Clitemnestra assume inteiramente a felicidade que a vingança lhe traz. Não havia nada para lhe perdoar, porque ela havia decidido morrer às suas próprias mãos, morrer por Ifigénia. Como diz repetidamente ao longo da peça, ela ficara em Auris (local do sacrifício de Ifigénia), dez anos antes.
Esta peça tem de ser vista em relação direta com "Ifigénia" de Eurípides. A vingança de Clitemnestra é uma consequência natural de uma decisão pessoal, desumana, incompreensível, evitável e irracional de Agamémnon. Segue-se “Electra”, daqui a dois dias, para completar a trilogia.
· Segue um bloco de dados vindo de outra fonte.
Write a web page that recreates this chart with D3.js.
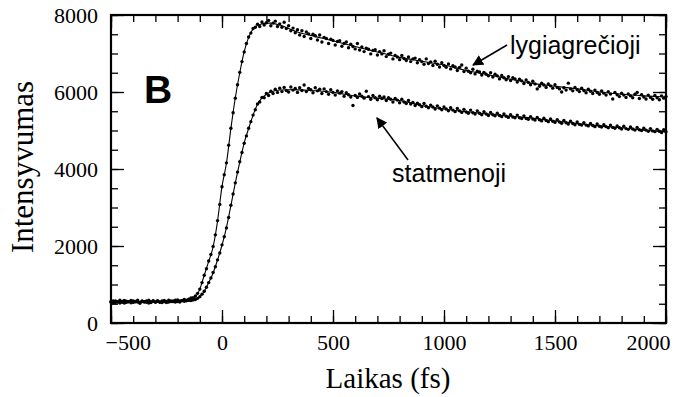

Curiosa a maneira como Tiago Rodrigues decide a intervenção final do coro, que, na minha opinião, decalca a voz de muitos de nós, atualmente: “Alguém nos ouve?”
Claro que ninguém os ouviu nem nos ouve. Não fizeram (fazemos) nada! É por isso que ninguém nos ouve. Quando passarmos a fazer, passam a ouvir-nos. E a história será, certamente, diferente. Uma tragédia não é uma inevitabilidade divina!